Yes. You’d have to speak to the staff how they felt about it all, but they seemed to work in pretty well.

They might give me the inside story, you give me the overview! (both laugh)
Yes, no. I was pretty … A rewarding … is how I felt anyhow.

You had an enjoyable time and you stuck with it.
Yes.

No work experience is totally satisfactory for 100% of the time.
Yes. I was pleased with the way things went.

Thanks very much, Bob. We’ll put a pause on it today and then we’ll see how we go with the transcript.
It’s been good. Good for the lads, my two sons: one’s did an economics degree and chartered accountant who’s into consulting work now on his own; and the younger one went into aviation in the Army and through to be a test pilot and did training over in England and so on and in the States, now he’s just joined the Federal Parliament, the electorate of Wakefield.

A newly elected Member?
That’s right.

I wondered if there was a connection.
That’s right, that’s our younger son.

You’d be pretty pleased?
Surprised, but he’s got his wits about him. He’s been a few years in the Army and was down at Edinburgh with that base there from the aviation point of view and he’s had a pretty wide experience within the services as well.

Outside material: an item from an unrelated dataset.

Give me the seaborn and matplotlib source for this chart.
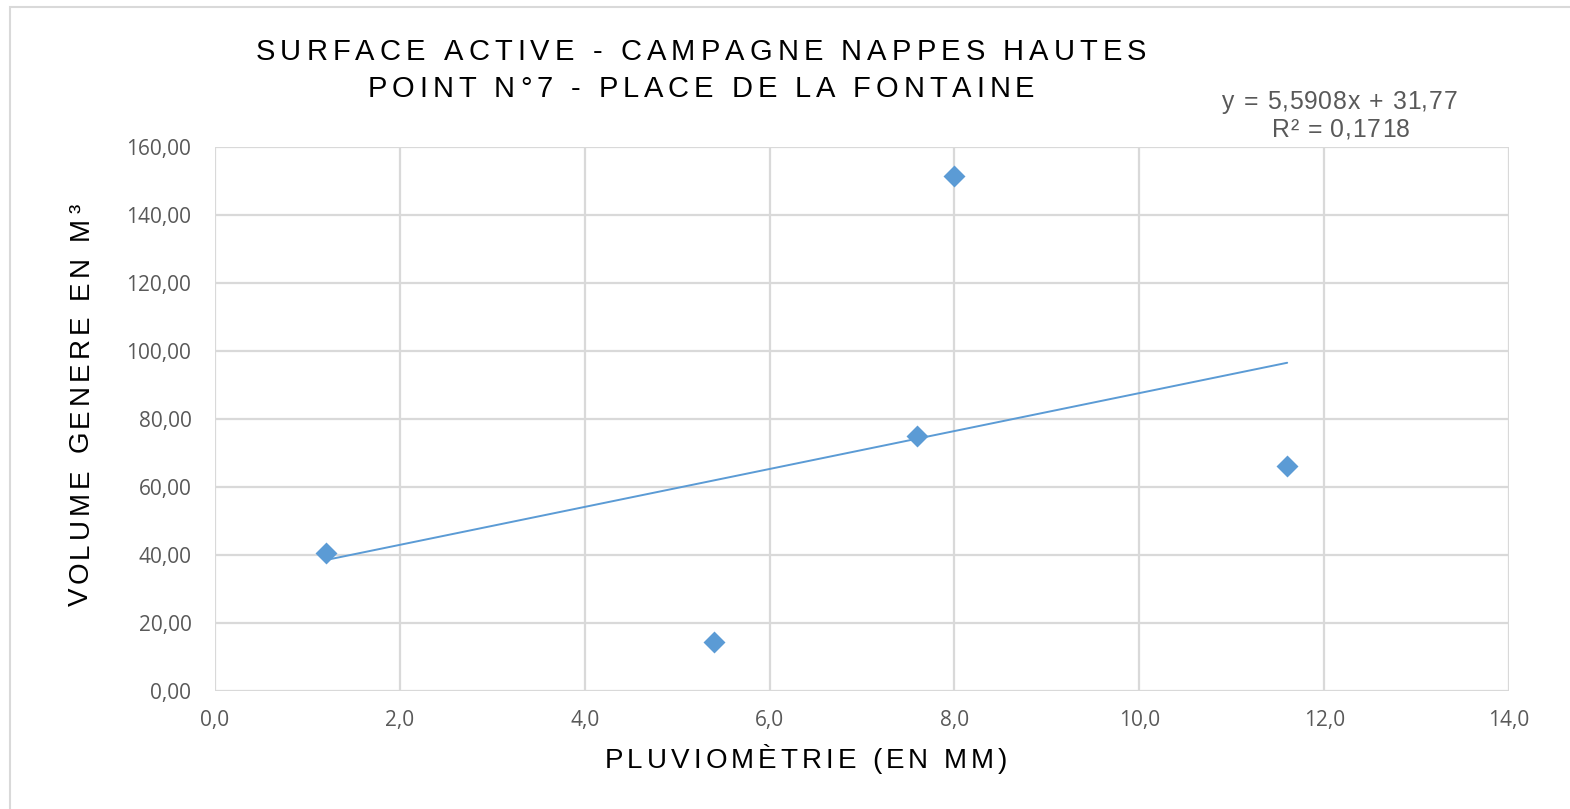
import numpy as np
import pandas as pd
import matplotlib
matplotlib.use("Agg")
import matplotlib.pyplot as plt
import seaborn as sns
from matplotlib.ticker import FuncFormatter, MultipleLocator
from matplotlib.patches import Rectangle
from matplotlib.font_manager import FontProperties, findfont, get_font

# Values
pluvio_mm = [1.2, 5.4, 7.6, 8.0, 11.6]
volume_m3 = [40.6, 14.4, 75.0, 151.5, 66.2]
title_lines = ["SURFACE ACTIVE - CAMPAGNE NAPPES HAUTES", "POINT N°7 - PLACE DE LA FONTAINE"]
x_label = "PLUVIOMÈTRIE (EN MM)"
y_label = "VOLUME GENERE EN M³"
equation = "y = 5,5908x + 31,77"
r2_text = "R² = 0,1718"

df = pd.DataFrame({"x": pluvio_mm, "y": volume_m3})

sns.set_theme(style="white")
plt.rcParams["font.family"] = ["Liberation Sans", "DejaVu Sans"]

W, H, DPI = 1570, 809, 100
blue = "#5b9bd5"
grid_c = "#d9d9d9"
tick_c = "#595959"


def spaced_text(fig, c, base, s, size, span, color="black", vertical=False):
    """Letter-spaced text covering `span` px, centred at c (px from left / top)."""
    prop = FontProperties(family="Liberation Sans", size=size)
    font = get_font(findfont(prop))
    font.set_size(size, DPI)
    adv = [font.load_char(ord(ch)).linearHoriAdvance / 65536 for ch in s]
    gap = (span - sum(adv)) / (len(s) - 1)
    pos = c - span / 2
    if vertical:
        pos = c + span / 2  # reads bottom to top
    for ch, a in zip(s, adv):
        if vertical:
            fig.text(base / W, 1 - pos / H, ch, rotation=90, rotation_mode="anchor",
                     ha="left", va="baseline", fontproperties=prop, color=color)
            pos -= a + gap
        else:
            fig.text(pos / W, 1 - base / H, ch, ha="left", va="baseline",
                     fontproperties=prop, color=color)
            pos += a + gap


fig = plt.figure(figsize=(W / DPI, H / DPI), dpi=DPI)
ax = fig.add_axes([215 / W, 1 - 691 / H, (1509 - 215) / W, (691 - 147) / H])

# outer chart border
fig.patches.append(Rectangle((10 / W, -0.05), 1.1, 1 - 7 / H + 0.05,
                             transform=fig.transFigure, fill=False,
                             edgecolor=grid_c, linewidth=1.5))

# linear trendline computed from the data
slope, intercept = np.polyfit(df["x"], df["y"], 1)
xs = np.array([df["x"].min(), df["x"].max()])
sns.lineplot(x=xs, y=slope * xs + intercept, ax=ax, color=blue, linewidth=1.4, zorder=3)
sns.scatterplot(data=df, x="x", y="y", ax=ax, marker="D", s=125, color=blue,
                edgecolor=blue, linewidth=0, zorder=4)

ax.set_xlim(0, 14)
ax.set_ylim(0, 160)
ax.xaxis.set_major_locator(MultipleLocator(2))
ax.yaxis.set_major_locator(MultipleLocator(20))
ax.xaxis.set_major_formatter(FuncFormatter(lambda v, p: f"{v:.1f}".replace(".", ",")))
ax.yaxis.set_major_formatter(FuncFormatter(lambda v, p: f"{v:.2f}".replace(".", ",")))
ax.grid(True, color=grid_c, linewidth=1.6)
ax.set_axisbelow(True)
for s in ax.spines.values():
    s.set_visible(False)
ax.tick_params(axis="both", length=0, labelsize=15, labelcolor=tick_c)
ax.tick_params(axis="y", pad=17)
ax.tick_params(axis="x", pad=14)
for lab in ax.get_xticklabels() + ax.get_yticklabels():
    lab.set_fontfamily(["Open Sans", "DejaVu Sans"])
ax.set_xlabel("")
ax.set_ylabel("")

spaced_text(fig, 701, 60, title_lines[0], 21, 891)
spaced_text(fig, 701, 97, title_lines[1], 21, 667)
spaced_text(fig, 806, 768, x_label, 20, 403)
spaced_text(fig, 405, 88, y_label, 20, 402, vertical=True)

spaced_text(fig, 1340, 109, equation, 17.8, 235, color=tick_c)
spaced_text(fig, 1341, 137, r2_text, 17.8, 138, color=tick_c)

fig.savefig("out.png", dpi=DPI)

I was going to ask you before about the PSA and any political interest there, so I wonder where did he get is political interest from?
Meeting a lot of politicians when he’s heading up the work out there. There was good points and perhaps deficiencies too, perhaps that’s the …

You can be pleased with the way …
Yes. With both the lads. They’ve worked well for what they’ve done and got stuck into their studies as appropriate and thought through their work pretty well.

They didn’t follow you interests in the …
Agriculture – no. Perhaps they’d seen enough for the time being. Anyway, they used to hop out to [the North West Wheat Research Centre] when I was going out there on the weekends, they hopped on the tractors just make pretend they were driving and so on. At least they had an introduction to agriculture. But hasn’t hurt them at all.

That’s interesting, Bob. We’ll put a pause on it and we’ll be back in touch with the transcript.